Exercise requirements. With the images removed, repeat the data below exactly.

Recorded information.

- - -

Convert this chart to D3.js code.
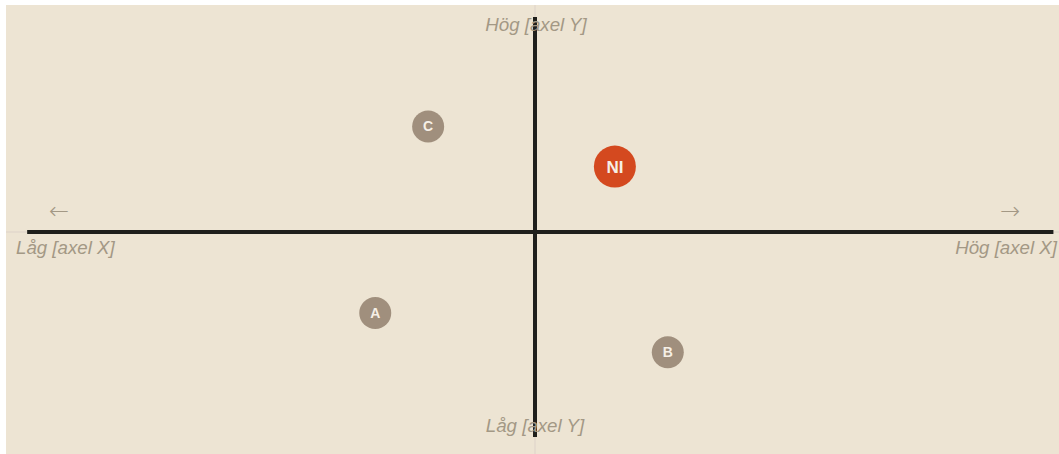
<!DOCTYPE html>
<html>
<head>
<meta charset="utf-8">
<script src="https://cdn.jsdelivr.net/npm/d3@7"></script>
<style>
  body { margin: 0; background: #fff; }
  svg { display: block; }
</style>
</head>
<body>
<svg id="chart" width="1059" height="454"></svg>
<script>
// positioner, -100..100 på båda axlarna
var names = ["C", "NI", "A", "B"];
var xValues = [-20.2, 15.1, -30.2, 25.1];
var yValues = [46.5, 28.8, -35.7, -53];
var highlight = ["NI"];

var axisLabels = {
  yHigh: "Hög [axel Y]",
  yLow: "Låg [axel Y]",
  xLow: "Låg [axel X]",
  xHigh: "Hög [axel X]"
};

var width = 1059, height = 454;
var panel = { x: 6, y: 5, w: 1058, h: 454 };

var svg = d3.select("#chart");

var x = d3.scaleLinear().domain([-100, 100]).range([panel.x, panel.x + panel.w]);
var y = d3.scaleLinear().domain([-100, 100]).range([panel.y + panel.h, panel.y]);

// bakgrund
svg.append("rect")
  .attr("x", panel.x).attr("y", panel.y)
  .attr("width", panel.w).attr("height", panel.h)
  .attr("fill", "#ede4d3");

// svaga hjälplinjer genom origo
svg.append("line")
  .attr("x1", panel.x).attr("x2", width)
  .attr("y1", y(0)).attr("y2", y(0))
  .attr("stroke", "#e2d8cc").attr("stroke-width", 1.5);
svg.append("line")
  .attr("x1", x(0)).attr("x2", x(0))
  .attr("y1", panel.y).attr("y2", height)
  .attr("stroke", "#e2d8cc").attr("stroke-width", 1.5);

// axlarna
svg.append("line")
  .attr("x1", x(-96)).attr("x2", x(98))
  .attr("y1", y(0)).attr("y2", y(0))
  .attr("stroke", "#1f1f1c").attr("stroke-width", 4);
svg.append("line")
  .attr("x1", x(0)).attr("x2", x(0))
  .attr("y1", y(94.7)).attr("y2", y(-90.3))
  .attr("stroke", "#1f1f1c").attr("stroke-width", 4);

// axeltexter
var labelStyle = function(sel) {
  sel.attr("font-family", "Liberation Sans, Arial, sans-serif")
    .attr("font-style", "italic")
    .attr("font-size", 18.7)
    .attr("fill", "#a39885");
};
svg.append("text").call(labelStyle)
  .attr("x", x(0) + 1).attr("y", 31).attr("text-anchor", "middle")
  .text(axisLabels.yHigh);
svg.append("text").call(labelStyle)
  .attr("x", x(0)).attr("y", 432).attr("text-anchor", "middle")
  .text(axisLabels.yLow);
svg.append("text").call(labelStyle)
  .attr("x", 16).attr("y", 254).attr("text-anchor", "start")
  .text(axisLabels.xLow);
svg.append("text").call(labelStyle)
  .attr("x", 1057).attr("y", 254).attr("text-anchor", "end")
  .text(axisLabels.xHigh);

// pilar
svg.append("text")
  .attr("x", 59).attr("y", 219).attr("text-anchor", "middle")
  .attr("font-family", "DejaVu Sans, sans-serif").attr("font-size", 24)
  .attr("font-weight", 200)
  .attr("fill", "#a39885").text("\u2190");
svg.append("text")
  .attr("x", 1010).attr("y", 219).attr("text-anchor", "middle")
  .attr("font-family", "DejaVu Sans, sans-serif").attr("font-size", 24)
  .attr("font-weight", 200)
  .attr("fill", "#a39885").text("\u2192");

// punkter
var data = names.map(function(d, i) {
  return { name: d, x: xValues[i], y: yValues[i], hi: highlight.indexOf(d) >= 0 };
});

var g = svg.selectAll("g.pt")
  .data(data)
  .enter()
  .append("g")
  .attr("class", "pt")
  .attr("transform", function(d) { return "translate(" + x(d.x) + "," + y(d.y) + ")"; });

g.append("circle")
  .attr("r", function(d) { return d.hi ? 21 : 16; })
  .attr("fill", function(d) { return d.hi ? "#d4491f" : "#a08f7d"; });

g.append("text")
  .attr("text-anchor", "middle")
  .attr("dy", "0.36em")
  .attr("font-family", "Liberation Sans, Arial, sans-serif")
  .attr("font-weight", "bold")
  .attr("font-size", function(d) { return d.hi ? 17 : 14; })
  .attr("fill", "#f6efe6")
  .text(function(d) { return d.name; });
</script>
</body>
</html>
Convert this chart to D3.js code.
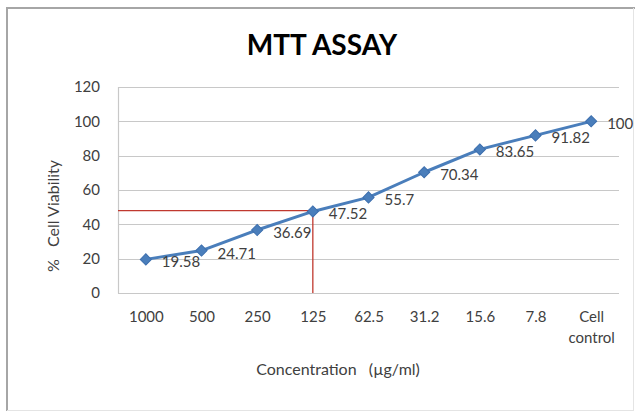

- - -

Exercise output.
Convert this chart to D3.js code.
<!DOCTYPE html>
<html>
<head>
<meta charset="utf-8">
<script src="https://cdn.jsdelivr.net/npm/d3@7"></script>
<style>
  body { margin: 0; background: #fff; }
  svg { display: block; }
</style>
</head>
<body>
<svg id="chart" width="1059" height="454"></svg>
<script>
// positioner, -100..100 på båda axlarna
var names = ["C", "NI", "A", "B"];
var xValues = [-20.2, 15.1, -30.2, 25.1];
var yValues = [46.5, 28.8, -35.7, -53];
var highlight = ["NI"];

var axisLabels = {
  yHigh: "Hög [axel Y]",
  yLow: "Låg [axel Y]",
  xLow: "Låg [axel X]",
  xHigh: "Hög [axel X]"
};

var width = 1059, height = 454;
var panel = { x: 6, y: 5, w: 1058, h: 454 };

var svg = d3.select("#chart");

var x = d3.scaleLinear().domain([-100, 100]).range([panel.x, panel.x + panel.w]);
var y = d3.scaleLinear().domain([-100, 100]).range([panel.y + panel.h, panel.y]);

// bakgrund
svg.append("rect")
  .attr("x", panel.x).attr("y", panel.y)
  .attr("width", panel.w).attr("height", panel.h)
  .attr("fill", "#ede4d3");

// svaga hjälplinjer genom origo
svg.append("line")
  .attr("x1", panel.x).attr("x2", width)
  .attr("y1", y(0)).attr("y2", y(0))
  .attr("stroke", "#e2d8cc").attr("stroke-width", 1.5);
svg.append("line")
  .attr("x1", x(0)).attr("x2", x(0))
  .attr("y1", panel.y).attr("y2", height)
  .attr("stroke", "#e2d8cc").attr("stroke-width", 1.5);

// axlarna
svg.append("line")
  .attr("x1", x(-96)).attr("x2", x(98))
  .attr("y1", y(0)).attr("y2", y(0))
  .attr("stroke", "#1f1f1c").attr("stroke-width", 4);
svg.append("line")
  .attr("x1", x(0)).attr("x2", x(0))
  .attr("y1", y(94.7)).attr("y2", y(-90.3))
  .attr("stroke", "#1f1f1c").attr("stroke-width", 4);

// axeltexter
var labelStyle = function(sel) {
  sel.attr("font-family", "Liberation Sans, Arial, sans-serif")
    .attr("font-style", "italic")
    .attr("font-size", 18.7)
    .attr("fill", "#a39885");
};
svg.append("text").call(labelStyle)
  .attr("x", x(0) + 1).attr("y", 31).attr("text-anchor", "middle")
  .text(axisLabels.yHigh);
svg.append("text").call(labelStyle)
  .attr("x", x(0)).attr("y", 432).attr("text-anchor", "middle")
  .text(axisLabels.yLow);
svg.append("text").call(labelStyle)
  .attr("x", 16).attr("y", 254).attr("text-anchor", "start")
  .text(axisLabels.xLow);
svg.append("text").call(labelStyle)
  .attr("x", 1057).attr("y", 254).attr("text-anchor", "end")
  .text(axisLabels.xHigh);

// pilar
svg.append("text")
  .attr("x", 59).attr("y", 219).attr("text-anchor", "middle")
  .attr("font-family", "DejaVu Sans, sans-serif").attr("font-size", 24)
  .attr("font-weight", 200)
  .attr("fill", "#a39885").text("\u2190");
svg.append("text")
  .attr("x", 1010).attr("y", 219).attr("text-anchor", "middle")
  .attr("font-family", "DejaVu Sans, sans-serif").attr("font-size", 24)
  .attr("font-weight", 200)
  .attr("fill", "#a39885").text("\u2192");

// punkter
var data = names.map(function(d, i) {
  return { name: d, x: xValues[i], y: yValues[i], hi: highlight.indexOf(d) >= 0 };
});

var g = svg.selectAll("g.pt")
  .data(data)
  .enter()
  .append("g")
  .attr("class", "pt")
  .attr("transform", function(d) { return "translate(" + x(d.x) + "," + y(d.y) + ")"; });

g.append("circle")
  .attr("r", function(d) { return d.hi ? 21 : 16; })
  .attr("fill", function(d) { return d.hi ? "#d4491f" : "#a08f7d"; });

g.append("text")
  .attr("text-anchor", "middle")
  .attr("dy", "0.36em")
  .attr("font-family", "Liberation Sans, Arial, sans-serif")
  .attr("font-weight", "bold")
  .attr("font-size", function(d) { return d.hi ? 17 : 14; })
  .attr("fill", "#f6efe6")
  .text(function(d) { return d.name; });
</script>
</body>
</html>
Convert this chart to D3.js code.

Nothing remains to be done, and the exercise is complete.